In the second place, the Court finds that the contested decision does not contain any analysis of the impact of the counter-guarantee provided to IVF by Aligestión and that it is for it, therefore, to examine of its own motion that inadequate reasoning, which constitutes an infringement of essential procedural requirements. It finds, in that regard, that the reasoning contained in the contested decision is limited to the finding that the counter-guarantee provided by Aligestión was provisional, until the pledging of the shares in the applicant by Fundación Hercules, without specifying whether that circumstance in itself justifies not taking it into account for the purposes of establishing the existence of aid or explaining why that would be the case.

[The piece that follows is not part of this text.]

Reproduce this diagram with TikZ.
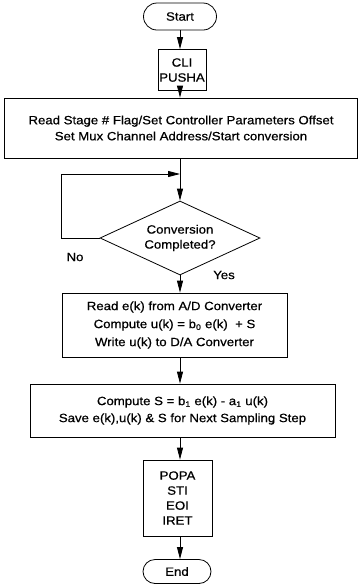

It is apparent from the guarantee notice that the security given at the time of adoption of the guarantee or of the operation of the underlying loan is a factor relevant to determining the existence and level of State aid. The Court concludes that, with regard to the legal rules governing State aid, the interested parties, on the one hand, and the Court, on the other, were entitled to expect that the contested decision would make reference to the Commission’s reasoning concerning the impact of the counter-guarantee provided by Aligestión on the finding as to the existence of aid and, where applicable, the amount thereof. The Court adds that that aspect of reasoning was of fundamental importance in the context of the contested decision, account being had of the Commission’s findings on the value of the only security examined and on the applicant’s financial situation. It accordingly annuls the contested decision for failure to state reasons.


1      Decision (EU) 2017/365 of 4 July 2016 on the State aid SA.36387 (2013/C) (ex 2013/NN) (ex 2013/CP) implemented by Spain for Valencia Club de Fútbol, SAD, Hércules Club de Fútbol, SAD and Elche Club de Fútbol, SAD (OJ 2017 L 55, p. 12) (‘the contested decision’).


2      OJ 2004, C‑244, p. 2 (‘the R&R guidelines’).


3      OJ 2008, C‑155, p. 10 (‘the guarantee notice’).


4      Judgment of 26 January 2005, Piau v Commission, T‑193/02, EU:T:2005:22, paragraph 69.